Even then, West Ham managed to get themselves back in the game before half-time when Kurt Zouma pounced on a rare Nick Pope error to head home from a corner.
Great time to score and all that. Start the second half well, and this is game on.
Twenty-two seconds into the second half, with the bubbles still floating around in the spring downpour, it was 3-1 after Nayef Aguerd dawdled on the ball in his own penalty area, made the worst attempt at a drag-back in the history of professional football, and allowed Jacob Murphy to tee up Callum Wilson for the easiest of his great many goals against West Ham.
And somehow the fourth goal was worse. Wilson had by this point made way for Alexander Isak, who chased another humdrum long-ball and found to his gleeful astonishment that Lukasz Fabianski had come charging from his goal and presented the ball straight to him to loft into the empty net.
Few were still around to see the fifth goal, which was a second for Joelinton and which Fabianski might think he could have done better with. The good news for West Ham, though, is that this fifth goal was by far the least terrible they conceded. Every cloud…
We’d fully expected to be writing about Newcastle after this game and their top-four chances on a night when Manchester United also edged past Brentford. And Newcastle were good, as they have been for the last few weeks after a fairly major wobble. Tonight’s results, coupled with Spurs’ latest self-inflicted misery at Everton on Monday, mean the top four should now be squared away. Newcastle and Manchester United now both have three-point and one-game advantages over a Spurs side that no longer looks capable of threatening. Indeed, if Spurs make a mess of the weekend’s encounter with Brighton, it will be the Seagulls who end the season as the incumbents’ primary threat.
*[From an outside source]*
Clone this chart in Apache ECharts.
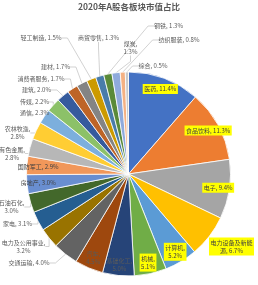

So yes, congratulations to Newcastle. They now absolutely should finish in the top four, which is a remarkable thing no matter what external advantages have been bestowed upon them. Nothing about this squad – with the possible exception of the currently unusual presence of not one but two extremely decent strikers – screams Champions League contenders. Across the season they deserve to be where they are and deserve credit for it.
But tonight it’s almost impossible to really know how much credit to give them, so generous were their hosts.
And West Ham really are in very deep sh*t. If they survive, it will be because of the even greater incompetence of others because they look every inch a relegation team. Their away form has been dismal all season, with six points all they have to show for 13 games, and the four remaining games they have to save themselves at home are against Arsenal, Manchester United, Liverpool and Leeds. Right now, their best hope is that the Leeds game on May 20 actually matters.
It’s easy to feel some sympathy for David Moyes, because there’s not a huge amount he can do about the sort of calamitous individual errors that studded tonight’s performance. But the scale of the defeat means that questions about his own future are back. It is very close to being untenable, very close to anything being better than this. The only other side in the bottom half not to part with a manager this season is Nottingham Forest, who renewed their stance on that today. But the situation there feels very different.
West Ham have a huge decision to make. And they’ll need to make better choices than their defenders.